Le soir du 6 avril 1994, l'avion du président Juvénal Habyarimana, un Hutu, avait été abattu en phase d'atterrissage à Kigali par au moins un missile. Cet attentat non élucidé est considéré comme l'épisode déclencheur du génocide qui fit 800.000 morts selon l'ONU, essentiellement parmi la minorité tutsi.
Depuis, deux thèses s'affrontent dans cette enquête, ouverte en 1998 à Paris après la plainte des familles de l'équipage, en partie français.
La première accuse un commando des rebelles du Front patriotique rwandais (FPR) de Paul Kagame, l'actuel président, de s'être introduit derrière le dispositif des Forces armées rwandaises (FAR) afin d'abattre l'avion depuis la colline de Massaka, qui domine l'aéroport.
Elle a conduit le premier juge chargé du dossier, Jean-Louis Bruguière, à émettre en 2006 neuf mandats d'arrêt contre des membres du clan Kagame, provoquant la rupture des relations diplomatiques avec Paris jusqu'en 2009.
A l'inverse, une commission d'enquête rwandaise accuse les extrémistes "Hutu Power" des FAR, qui auraient voulu se débarrasser d'un président jugé trop modéré.
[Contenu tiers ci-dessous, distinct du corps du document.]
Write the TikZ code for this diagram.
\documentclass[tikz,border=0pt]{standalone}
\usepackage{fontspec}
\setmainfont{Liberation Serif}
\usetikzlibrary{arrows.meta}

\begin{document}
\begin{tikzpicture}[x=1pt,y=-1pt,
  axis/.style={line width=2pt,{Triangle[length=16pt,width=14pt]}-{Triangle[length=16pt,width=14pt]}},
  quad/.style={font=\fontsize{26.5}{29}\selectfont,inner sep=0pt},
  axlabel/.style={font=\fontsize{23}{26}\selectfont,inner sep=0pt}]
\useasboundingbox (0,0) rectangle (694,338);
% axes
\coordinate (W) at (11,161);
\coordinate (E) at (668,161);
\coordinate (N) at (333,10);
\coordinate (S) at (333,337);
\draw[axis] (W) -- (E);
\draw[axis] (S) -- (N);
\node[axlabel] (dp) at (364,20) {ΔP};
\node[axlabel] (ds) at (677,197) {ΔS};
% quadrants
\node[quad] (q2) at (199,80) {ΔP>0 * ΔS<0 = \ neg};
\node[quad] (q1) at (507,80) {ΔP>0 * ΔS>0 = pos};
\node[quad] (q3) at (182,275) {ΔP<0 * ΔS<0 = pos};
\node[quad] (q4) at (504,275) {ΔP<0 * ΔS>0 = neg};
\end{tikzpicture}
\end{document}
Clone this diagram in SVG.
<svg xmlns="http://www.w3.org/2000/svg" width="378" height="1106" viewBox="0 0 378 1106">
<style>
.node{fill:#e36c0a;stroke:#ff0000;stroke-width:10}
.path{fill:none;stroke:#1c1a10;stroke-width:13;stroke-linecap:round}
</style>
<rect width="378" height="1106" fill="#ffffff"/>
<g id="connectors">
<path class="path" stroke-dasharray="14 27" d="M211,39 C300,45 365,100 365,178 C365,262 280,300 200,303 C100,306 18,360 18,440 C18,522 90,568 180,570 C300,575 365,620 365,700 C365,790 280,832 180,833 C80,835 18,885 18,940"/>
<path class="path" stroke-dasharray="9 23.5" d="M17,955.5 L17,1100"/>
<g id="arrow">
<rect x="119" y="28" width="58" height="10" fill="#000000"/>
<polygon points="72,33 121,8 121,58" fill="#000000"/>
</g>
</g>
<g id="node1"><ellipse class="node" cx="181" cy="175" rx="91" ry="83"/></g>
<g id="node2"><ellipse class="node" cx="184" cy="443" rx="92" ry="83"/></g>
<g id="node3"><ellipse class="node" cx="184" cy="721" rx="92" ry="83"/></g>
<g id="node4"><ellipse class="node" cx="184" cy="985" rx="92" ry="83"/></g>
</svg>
Une théorie renforcée par un rapport de 2012 d'experts en balistique qui s'étaient rendus sur place avec les juges Marc Trévidic et Nathalie Poux. Dans leurs conclusions, présentées par les juges, ils ont désigné le camp de Kanombe, alors aux mains de la garde présidentielle d'Habyarimana, comme zone de tir probable.
- Un autre témoin porté disparu -
Le nouveau témoin a été entendu deux fois en mars par le juge Jean-Marc Herbaut, qui a repris l'enquête. Dans ses auditions, dont l'AFP a eu connaissance, il affirme avoir fait partie de la section chargée de surveiller deux missiles SA-16 au quartier général du FPR, à Mulindi.
Début mars 1994, lui et ses camarades les auraient chargés en présence de James Kabarebe, une figure de la rébellion devenue depuis ministre de la Défense, dans un camion parti pour Kigali. Mais le témoin, lui, était resté au QG.
"En juillet 1994, les deux tireurs de missiles, Franck Nziza et Eric Hakizimana, sont revenus dans leur unité. Ils nous ont alors raconté (...) qu'ils ont tiré depuis un endroit nommé +Massaka+ et plus précisément encore depuis un pont où ils avaient vue sur l'aéroport", rapporte cet homme de 41 ans d'origine tutsi.
Il cite également des propos de James Kabarebe, dont il fut membre de la garde personnelle, se félicitant de la réussite de la "mission" le 6 avril au soir.
Le juge a donc ordonné la tenue d'une confrontation mi-décembre à Paris avec James Kabarebe et Franck Nziza.
Joint par l'AFP, un des avocats des deux hommes, Me Léon-Lef Forster, qui réclame un non-lieu depuis 2010, s'est refusé à tout commentaire et a dénoncé "une manipulation médiatique".
Les deux hommes font partie des sept proches de Kagame tour à tour inculpés dans ce dossier depuis 2008. Aucun n'a été réentendu par les juges depuis.
Pour justifier son témoignage tardif, l'homme affirme s'être caché en Ouganda en 2008 après avoir reçu la mission d'éliminer un camarade de la section chargée des missiles au QG du FPR : "J'ai pensé à ce qui allait m'arriver moi-même par la suite compte tenu de ce que je savais".
L'enquête, close une première fois en juillet 2014, avait été rouverte rapidement pour entendre un autre membre de cette section, Emmanuel Gafirita. Mais il a disparu dans un kidnapping au Kenya en novembre 2014, avant d'avoir pu être auditionné.
L'affaire a ensuite été relancée à l'automne 2016 afin d'entendre un ancien général entré en dissidence qui accuse aussi le président Kagame, ravivant les tensions diplomatiques.
Réfugié en Afrique du Sud et lui-même visé depuis 2006 par un des mandats d'arrêt de cette enquête, ce général, Faustin Kayumba Nyamwasa n'a pu être entendu à ce jour par la justice française.
En réponse, une commission rwandaise avait publié dans la foulée une liste de 22 officiers supérieurs français qu'elle accuse d'implication dans le génocide.